EXERCISE:
Extract every line below that contains the word "this".
┌────────
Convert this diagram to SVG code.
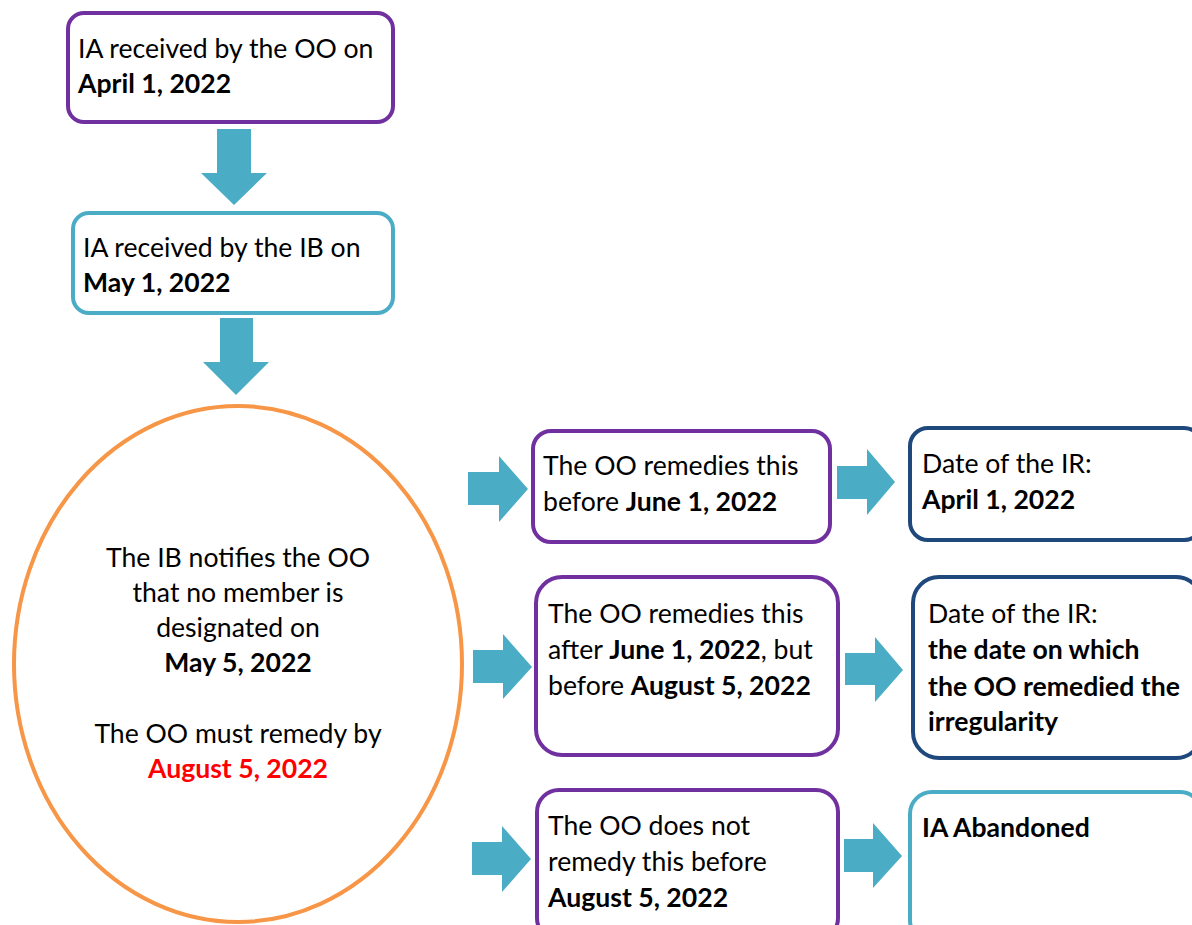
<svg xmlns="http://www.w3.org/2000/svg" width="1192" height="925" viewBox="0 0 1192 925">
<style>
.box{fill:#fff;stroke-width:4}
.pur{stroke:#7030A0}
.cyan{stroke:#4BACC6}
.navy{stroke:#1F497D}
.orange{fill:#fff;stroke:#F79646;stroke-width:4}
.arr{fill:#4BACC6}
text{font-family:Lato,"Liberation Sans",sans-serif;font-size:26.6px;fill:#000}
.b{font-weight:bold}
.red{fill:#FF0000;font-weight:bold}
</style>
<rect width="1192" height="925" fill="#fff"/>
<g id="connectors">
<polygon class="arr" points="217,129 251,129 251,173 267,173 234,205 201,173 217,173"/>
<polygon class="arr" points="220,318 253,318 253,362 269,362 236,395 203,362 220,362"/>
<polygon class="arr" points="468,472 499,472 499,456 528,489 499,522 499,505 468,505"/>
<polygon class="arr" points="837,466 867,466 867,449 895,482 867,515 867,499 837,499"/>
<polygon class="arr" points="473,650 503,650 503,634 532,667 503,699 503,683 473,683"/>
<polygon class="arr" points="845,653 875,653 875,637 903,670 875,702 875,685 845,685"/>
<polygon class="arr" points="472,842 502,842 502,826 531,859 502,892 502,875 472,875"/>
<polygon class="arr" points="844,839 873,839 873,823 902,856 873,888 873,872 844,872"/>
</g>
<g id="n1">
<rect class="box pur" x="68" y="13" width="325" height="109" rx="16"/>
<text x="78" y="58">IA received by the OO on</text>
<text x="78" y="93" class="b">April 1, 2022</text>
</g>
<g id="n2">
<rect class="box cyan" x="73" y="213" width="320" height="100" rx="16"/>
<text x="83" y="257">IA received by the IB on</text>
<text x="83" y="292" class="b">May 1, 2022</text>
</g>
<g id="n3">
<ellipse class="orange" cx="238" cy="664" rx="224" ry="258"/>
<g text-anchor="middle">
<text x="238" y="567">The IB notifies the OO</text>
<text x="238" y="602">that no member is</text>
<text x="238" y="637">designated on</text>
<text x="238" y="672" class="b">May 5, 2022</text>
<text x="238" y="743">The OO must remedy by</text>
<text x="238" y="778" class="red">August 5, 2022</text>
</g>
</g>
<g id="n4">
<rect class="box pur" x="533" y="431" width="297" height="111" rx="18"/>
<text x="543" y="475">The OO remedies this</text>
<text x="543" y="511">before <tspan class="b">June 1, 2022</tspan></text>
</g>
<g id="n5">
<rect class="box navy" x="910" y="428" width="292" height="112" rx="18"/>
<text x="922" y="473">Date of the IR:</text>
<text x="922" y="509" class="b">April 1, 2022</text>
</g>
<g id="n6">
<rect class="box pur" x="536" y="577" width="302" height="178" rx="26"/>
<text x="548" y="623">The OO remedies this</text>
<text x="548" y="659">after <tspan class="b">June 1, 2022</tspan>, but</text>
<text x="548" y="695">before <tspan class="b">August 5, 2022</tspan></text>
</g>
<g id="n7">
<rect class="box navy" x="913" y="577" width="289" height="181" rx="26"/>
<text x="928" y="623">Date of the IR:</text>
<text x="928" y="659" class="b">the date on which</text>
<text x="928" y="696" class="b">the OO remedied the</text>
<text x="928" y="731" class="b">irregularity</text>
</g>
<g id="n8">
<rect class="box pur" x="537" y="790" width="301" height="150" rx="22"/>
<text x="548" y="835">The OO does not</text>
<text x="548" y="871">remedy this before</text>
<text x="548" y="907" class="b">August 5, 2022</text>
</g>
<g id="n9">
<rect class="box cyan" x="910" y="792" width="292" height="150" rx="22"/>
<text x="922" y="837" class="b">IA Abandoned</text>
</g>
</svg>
└────────
FINAL RESULT:
Convert this diagram to SVG code.
<text x="543" y="475">The OO remedies this</text>
<text x="548" y="623">The OO remedies this</text>
<text x="548" y="871">remedy this before</text>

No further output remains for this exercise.